The essence of the theory was that the tribals, who had come in contact with their powerful caste Hindu neighbours, gradually lost their own tribal identity and were given a low caste status within the Hindu fold. This idea became very popular and acceptable among the mainstream Indian anthropologists and Bose’s paper turned into a compulsory text in the curriculum of Indian anthropology. There was hardly any review focused on the Juang area to recheck Bose’s proposition and the idea influenced Indian anthropologists for generations. The university and college students of India who studied anthropology were taught the theory of ‘Hindu Method of Tribal Absorption’ as an established sociological fact.
NK Bose published three consecutive papers in 1928, 1929 and 1930 on Juangs in Man in India. These were later reprinted in his book Cultural Anthropology and other essays based on his short fieldwork in Odisha. Unlike the 1941 paper, all these three articles contained some hard ethnographic data and no theoretical formulation was attempted by Bose. After twelve years, he brought back his Juang field data in the famous paper on Hindu method of tribal absorption with a fresh vigour but his exposition in the 1941 paper seemed to lack logical consistency. I will first quote from Bose’s own account and then point out the inconsistencies.
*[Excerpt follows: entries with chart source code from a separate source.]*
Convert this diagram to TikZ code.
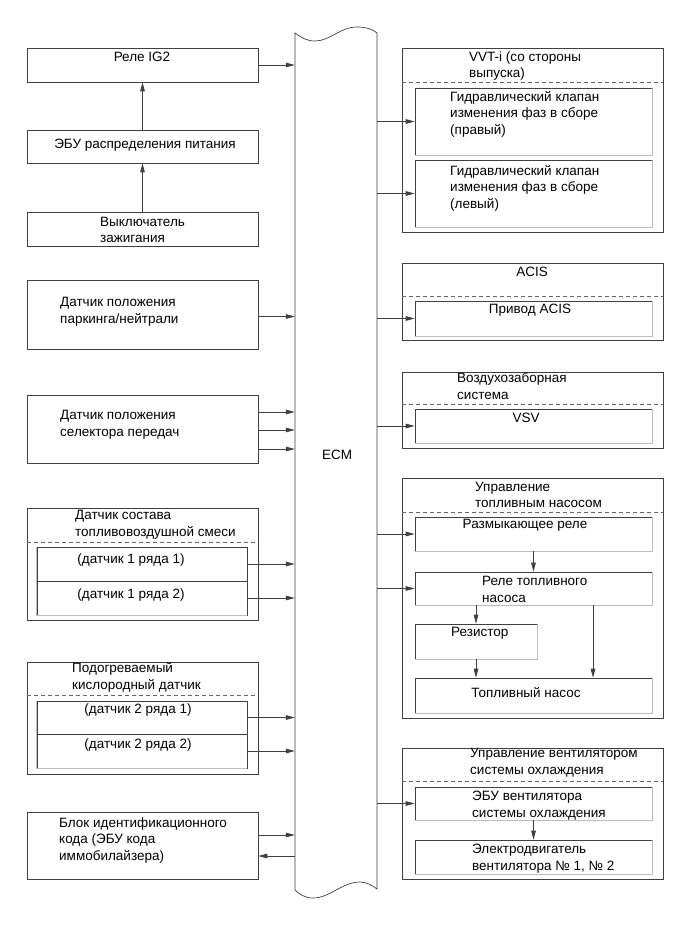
\documentclass[tikz,border=0pt]{standalone}
\usepackage{fontspec}
\setmainfont{Liberation Sans}
\usetikzlibrary{arrows.meta,fit}
\definecolor{lc}{HTML}{404040}
\definecolor{sh}{HTML}{BDBDBD}
\newcommand\rshd[1]{\draw[sh,line width=1.4pt] (#1.north east) -- (#1.south east) -- (#1.south west);}
\newcommand\lshd[1]{\draw[sh,line width=1.4pt] (#1.north west) -- (#1.south west) -- (#1.south east);}
\begin{document}
\begin{tikzpicture}[x=1pt,y=-1pt,
  box/.style={draw=lc,line width=0.7pt,inner sep=0pt},
  dsh/.style={draw=lc!80,line width=0.6pt,dash pattern=on 4pt off 3pt},
  t/.style={inner sep=0pt,font=\fontsize{13.5}{16.5}\selectfont,align=left,text=black},
  arr/.style={draw=lc,line width=0.7pt,-{Triangle[length=9pt,width=4.6pt]}},
  ln/.style={draw=lc,line width=0.7pt}]
\fill[white] (0,0) rectangle (690,952);
\useasboundingbox (0,0) rectangle (690,952);

% ECM column
\node[fit={(295,33) (377,890)},inner sep=0pt] (ecm) {};
\draw[ln] (295,890) -- (295,33)
  .. controls (302,38) and (307,41) .. (315,41)
  .. controls (330,41) and (340,27) .. (357,27)
  .. controls (367,27) and (374,30) .. (377,33)
  -- (377,889)
  .. controls (372,885) and (366,882) .. (360,882)
  .. controls (342,882) and (330,898) .. (313,898)
  .. controls (305,898) and (299,894) .. (295,890);
\node[t] (ecmt) at (337,455) {ECM};

% left column
\node[box,fit={(27,48) (258,82)}] (ig2) {};
\node[t] (ig2t) at (142,57) {Реле IG2};
\node[box,fit={(27,130) (258,163)}] (ebu) {};
\node[t] (ebut) at (145,145) {ЭБУ распределения питания};
\node[box,fit={(27,212) (258,246)}] (ign) {};
\node[t,anchor=west] (ignt) at (100,230) {Выключатель\\зажигания};
\node[box,fit={(27,280) (258,349)}] (park) {};
\node[t,anchor=west] (parkt) at (60,312) {Датчик положения\\паркинга/нейтрали};
\node[box,fit={(27,395) (258,463)}] (sel) {};
\node[t,anchor=west] (selt) at (60,425) {Датчик положения\\селектора передач};

\node[box,fit={(27,508) (258,620)}] (mix) {};
\draw[dsh] (27,542) -- (258,542);
\node[t,anchor=west] (mixt) at (75,525) {Датчик состава\\топливовоздушной смеси};
\node[box,fit={(37,547) (247,581)}] (mix1) {};
\node[box,fit={(37,581) (247,615)}] (mix2) {};
\lshd{mix2}
\draw[sh,line width=1.4pt] (mix1.north west) -- (mix1.south west);
\node[t] (mix1t) at (131,560) {(датчик 1 ряда 1)};
\node[t] (mix2t) at (131,595) {(датчик 1 ряда 2)};

\node[box,fit={(27,662) (258,774)}] (o2) {};
\draw[dsh] (27,695) -- (258,695);
\node[t,anchor=west] (o2t) at (72,677.5) {Подогреваемый\\кислородный датчик};
\node[box,fit={(37,701) (247,734)}] (o2a) {};
\node[box,fit={(37,734) (247,768)}] (o2b) {};
\lshd{o2b}
\draw[sh,line width=1.4pt] (o2a.north west) -- (o2a.south west);
\node[t] (o2at) at (138,710) {(датчик 2 ряда 1)};
\node[t] (o2bt) at (138,745) {(датчик 2 ряда 2)};

\node[box,fit={(27,812) (258,879)}] (imm) {};
\node[t,anchor=west] (immt) at (59,840) {Блок идентификационного\\кода (ЭБУ кода\\иммобилайзера)};

% right column
\node[box,fit={(402,48) (663,232)}] (vvt) {};
\draw[dsh] (402,82) -- (663,82);
\node[t,anchor=west] (vvtt) at (469,66) {VVT-i (со стороны\\выпуска)};
\node[box,fit={(415,88) (652,155)}] (vvt1) {};
\rshd{vvt1}
\node[t,anchor=west] (vvt1t) at (450,114) {Гидравлический клапан\\изменения фаз в сборе\\(правый)};
\node[box,fit={(415,160) (652,227)}] (vvt2) {};
\rshd{vvt2}
\node[t,anchor=west] (vvt2t) at (450,188) {Гидравлический клапан\\изменения фаз в сборе\\(левый)};

\node[box,fit={(402,263) (663,340)}] (acis) {};
\draw[dsh] (402,296) -- (663,296);
\node[t] (acist) at (532,272) {ACIS};
\node[box,fit={(415,301) (652,336)}] (acis1) {};
\rshd{acis1}
\node[t] (acis1t) at (530,310) {Привод ACIS};

\node[box,fit={(402,372) (663,448)}] (air) {};
\draw[dsh] (402,404) -- (663,404);
\node[t,anchor=west] (airt) at (457,386) {Воздухозаборная\\система};
\node[box,fit={(415,409) (652,443)}] (air1) {};
\rshd{air1}
\node[t] (air1t) at (526,418) {VSV};

\node[box,fit={(402,478) (663,718)}] (fuel) {};
\draw[dsh] (402,512) -- (663,512);
\node[t,anchor=west] (fuelt) at (475,495) {Управление\\топливным насосом};
\node[box,fit={(415,517) (652,551)}] (razm) {};
\rshd{razm}
\node[t] (razmt) at (525,525) {Размыкающее реле};
\node[box,fit={(415,572) (652,605)}] (rele) {};
\rshd{rele}
\node[t,anchor=west] (relet) at (482,589.5) {Реле топливного\\насоса};
\node[box,fit={(415,624) (537,659)}] (res) {};
\rshd{res}
\node[t,anchor=west] (rest) at (451,633) {Резистор};
\node[box,fit={(415,678) (652,713)}] (pump) {};
\rshd{pump}
\node[t] (pumpt) at (526,693) {Топливный насос};

\node[box,fit={(402,748) (663,879)}] (fan) {};
\draw[dsh] (402,781) -- (663,781);
\node[t,anchor=west] (fant) at (470,762.5) {Управление вентилятором\\системы охлаждения};
\node[box,fit={(415,787) (652,820)}] (fan1) {};
\rshd{fan1}
\node[t,anchor=west] (fan1t) at (472,805.5) {ЭБУ вентилятора\\системы охлаждения};
\node[box,fit={(415,840) (652,874)}] (fan2) {};
\rshd{fan2}
\node[t,anchor=west] (fan2t) at (472,858.5) {Электродвигатель\\вентилятора № 1, № 2};

% connectors, left
\draw[arr] (ig2.east) -- (ig2.east -| ecm.west);
\draw[arr] (ebu.north) -- (ig2.south);
\draw[arr] (ign.north) -- (ebu.south);
\draw[arr] ([yshift=-2pt]park.east) coordinate (pk) -- (pk -| ecm.west);
\foreach \s in {17,-1,-20}
  \draw[arr] ([yshift=\s pt]sel.east) coordinate (sk) -- (sk -| ecm.west);
\draw[arr] (mix1.east) -- (mix1.east -| ecm.west);
\draw[arr] (mix2.east) -- (mix2.east -| ecm.west);
\draw[arr] (o2a.east) -- (o2a.east -| ecm.west);
\draw[arr] (o2b.east) -- (o2b.east -| ecm.west);
\draw[arr] ([yshift=10.5pt]imm.east) coordinate (ik) -- (ik -| ecm.west);
\draw[arr] ([yshift=-10.5pt]imm.east -| ecm.west) coordinate (ij) -- (ij -| imm.east);

% connectors, right
\foreach \n in {vvt1,vvt2,acis1,air1,razm,rele,fan1}
  \draw[arr] (\n.west -| ecm.east) -- (\n.west);
\draw[arr] (razm.south) -- (rele.north);
\draw[arr] (rele.south -| res.north) -- (res.north);
\draw[arr] (res.south) -- (pump.north -| res.south);
\draw[arr] ([xshift=59.5pt]rele.south) coordinate (rk) -- (rk |- pump.north);
\draw[arr] (fan1.south) -- (fan2.north);
\end{tikzpicture}
\end{document}
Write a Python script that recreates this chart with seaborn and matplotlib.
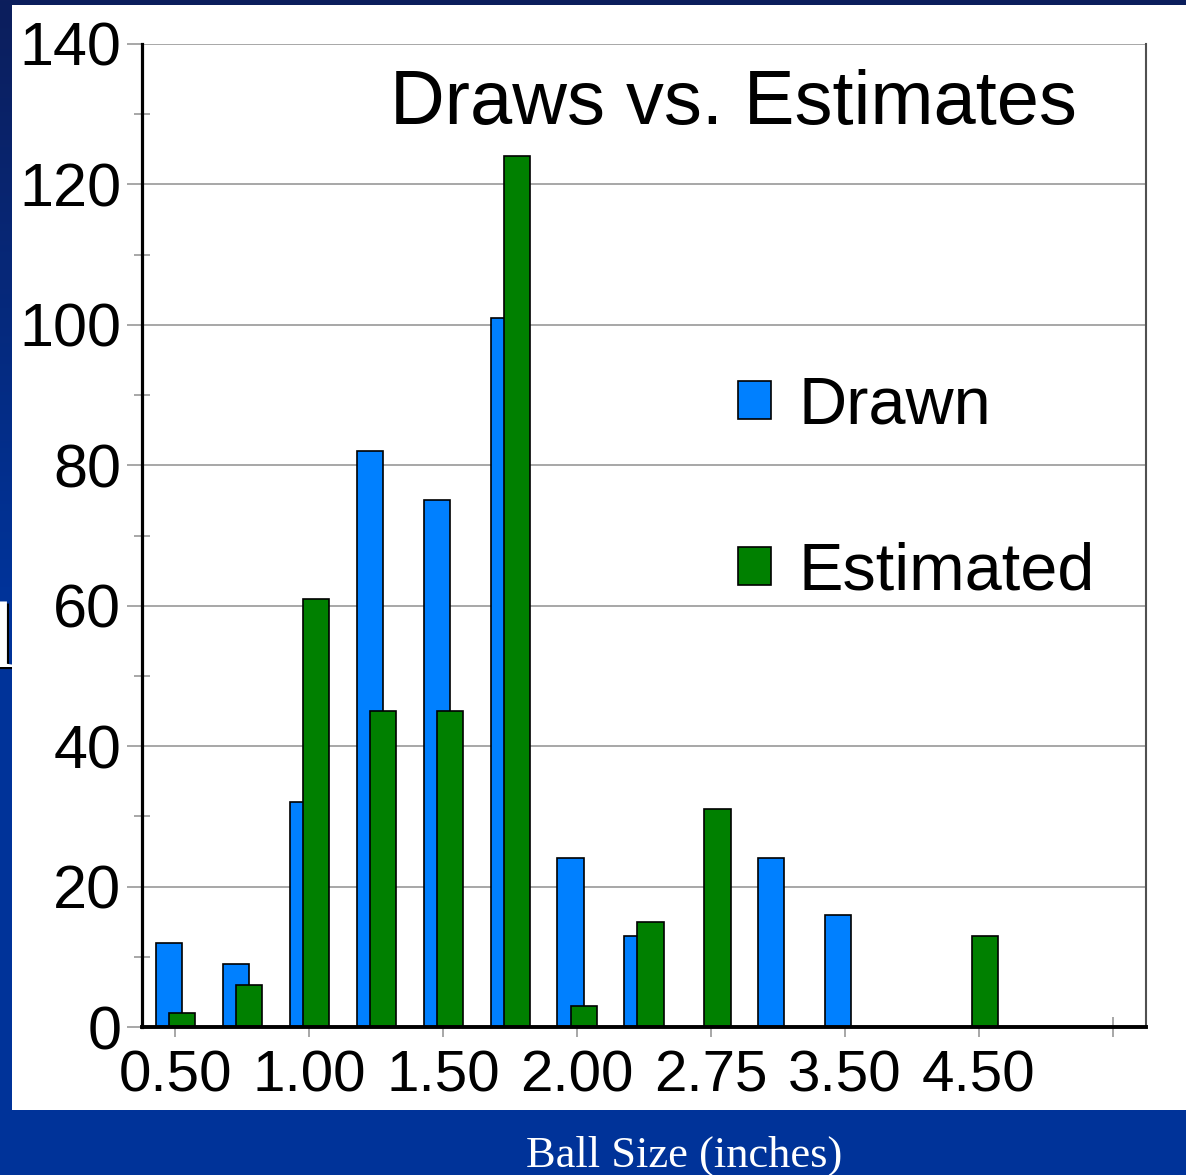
import numpy as np
import pandas as pd
import matplotlib
matplotlib.use("Agg")
import matplotlib.pyplot as plt
import matplotlib.patches as mpatches
import matplotlib.patheffects as pe
import seaborn as sns

# ---- data -------------------------------------------------------------
sizes = ["0.50", "0.75", "1.00", "1.25", "1.50", "1.75", "2.00", "2.25",
         "2.75", "3.00", "3.50", "4.00", "4.50", "5.00", "6.00"]
drawn = [12, 9, 32, 82, 75, 101, 24, 13, 0, 24, 16, 0, 0, 0, 0]
estimated = [2, 6, 61, 45, 45, 124, 3, 15, 31, 0, 0, 0, 13, 0, 0]
series = ["Drawn", "Estimated"]
series_colors = ["#0080ff", "#008000"]
shown_labels = ["0.50", "1.00", "1.50", "2.00", "2.75", "3.50", "4.50"]
y_major = list(range(0, 141, 20))
y_minor = list(range(10, 140, 20))

df = pd.DataFrame({
    "size": sizes * 2,
    "count": drawn + estimated,
    "series": [series[0]] * len(sizes) + [series[1]] * len(sizes),
})

# ---- style ------------------------------------------------------------
sns.set_style("white")
plt.rcParams["font.family"] = ["Liberation Sans", "DejaVu Sans"]
plt.rcParams["text.color"] = "black"
plt.rcParams["xtick.labelcolor"] = "black"
plt.rcParams["ytick.labelcolor"] = "black"

W, H = 1186, 1175
fig = plt.figure(figsize=(W / 100, H / 100), dpi=100)

# slide-like background: dark-to-blue gradient, white panel, bottom band
ax_bg = fig.add_axes([0, 0, 1, 1])
ax_bg.set_xlim(0, W)
ax_bg.set_ylim(H, 0)
ax_bg.axis("off")
top_c = np.array([12, 30, 92]) / 255
bot_c = np.array([0, 51, 153]) / 255
t = np.clip(np.linspace(0, 1, H) / 0.5, 0, 1)[:, None]
grad = top_c[None, :] * (1 - t) + bot_c[None, :] * t
ax_bg.imshow(grad[:, None, :].repeat(4, axis=1), extent=(0, W, H, 0),
             aspect="auto", zorder=0)
ax_bg.add_patch(mpatches.Rectangle((12, 5), W - 12, 1105,
                                   facecolor="white", edgecolor="none", zorder=1))
ax_bg.text(-10, 667, "l", fontsize=68, family="Liberation Serif", color="white",
           va="baseline", ha="left", zorder=0.5,
           path_effects=[pe.SimplePatchShadow(offset=(1.5, -1.5),
                                              shadow_rgbFace="black", alpha=1),
                         pe.Normal()])
fig.text(684 / W, 1 - 1167 / H, "Ball Size (inches)", fontsize=32,
         family="Liberation Serif", color="white", ha="center", va="baseline")

# ---- chart ------------------------------------------------------------
ax = fig.add_axes([142 / W, 1 - 1027 / H, (1146 - 142) / W, (1027 - 44) / H])
ax.set_facecolor("white")
sns.barplot(data=df, x="size", y="count", hue="series", order=sizes,
            hue_order=series, palette=series_colors, width=0.39, gap=-1.0,
            edgecolor="black", linewidth=1.2, saturation=1, legend=False, ax=ax)

ax.set_xlim(-0.5, len(sizes) - 0.5)
ax.set_ylim(0, 140)
ax.set_xlabel("")
ax.set_ylabel("")

ax.set_yticks(y_major)
ax.set_yticks(y_minor, minor=True)
ax.set_yticklabels([str(v) for v in y_major])
ax.yaxis.grid(True, which="major", color="#a0a0a0", linewidth=1.3)
ax.set_axisbelow(True)
ax.tick_params(axis="y", which="major", left=True, length=11, width=1.3,
               color="#a0a0a0", direction="out", pad=4, labelsize=44,
               labelcolor="black")
ax.tick_params(axis="y", which="minor", left=True, length=12, width=1.3,
               color="#a0a0a0", direction="inout")

ax.set_xticks(list(range(0, 13, 2)), labels=shown_labels)
ax.set_xticks([14], minor=True)
ax.tick_params(axis="x", which="major", bottom=True, length=7, width=1.3,
               color="#a0a0a0", direction="out", pad=9, labelsize=42,
               labelcolor="black")
ax.tick_params(axis="x", which="minor", bottom=True, length=14, width=1.3,
               color="#a0a0a0", direction="inout")

ax.spines["top"].set_visible(False)
ax.spines["left"].set_color("black")
ax.spines["left"].set_linewidth(2.3)
ax.spines["bottom"].set_color("black")
ax.spines["bottom"].set_linewidth(2.8)
ax.spines["right"].set_color("#505050")
ax.spines["right"].set_linewidth(1.5)

ax.text((733 - 142) / 1004, (1027 - 124) / 983, "Draws vs. Estimates",
        transform=ax.transAxes, fontsize=54.5, ha="center", va="baseline",
        color="black")

handles = [mpatches.Patch(facecolor=c, edgecolor="black", linewidth=1.2)
           for c in series_colors]
ax.legend(handles, series, loc="upper left",
          bbox_to_anchor=((738 - 142) / 1004, (1027 - 376) / 983),
          frameon=False, fontsize=48, handlelength=0.5, handleheight=0.5,
          handletextpad=0.4, labelspacing=1.55, borderpad=0, borderaxespad=0,
          labelcolor="black")

fig.savefig("out.png", dpi=100)
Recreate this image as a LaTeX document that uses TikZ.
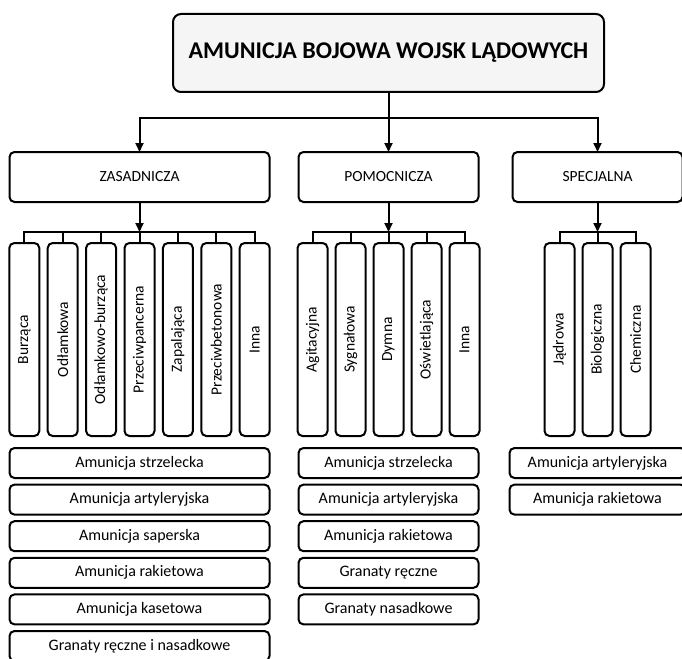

The significant fact is that the Juangs had started worshipping a Hindu goddess, although it was done in their own way. The bath in the morning, the offerings of sun-dried rice, the terms satya, devata, dharma, all prove how strongly Juang religious ceremonies have been influenced by those of the neighbouring Brahminical people. In nearly all respects, the Juangs are a tribe living outside the pale of Hinduism. They have their own language, which belongs to the Mundari group. No Brahmin or Vaishnava priest serves them; and they perform their marriage and funeral customs all by themselves. They eat beef and carrion, and are not considered by the Hindus to be one of the Hindu castes. Yet there is clear indication that Hindu religious ideas penetrated into their culture. The Juangs seem to be losing pride in their own culture and are adopting Hindu culture.
Bose’s thesis was highly selective because he excluded all the non-Hindu customs, viz. eating of the rice balls by the two black cocks and their subsequent sacrifice and prayers made by the Juangs to their supreme indigenous gods in the 1953 paper.
Secondly, again in the 1953 paper he reported that the Juangs were not considered by the Hindus to be ‘one of the Hindu castes’. How then the Juangs were absorbed by the Hindus?
Bose himself admitted that the Juangs maintained their own ethnic identity but he at the same time stated that ‘the Juang seem to be losing pride in their own culture and are adopting Hindu culture with a certain amount of avidity’ which appeared to be contradictory. If the Juangs were worshipping the Hindu goddess ‘in their own way’ and retained their own customs and were not accepted by the caste Hindus to be one of the Hindu castes, then how were the Juangs being absorbed in the Hindu order?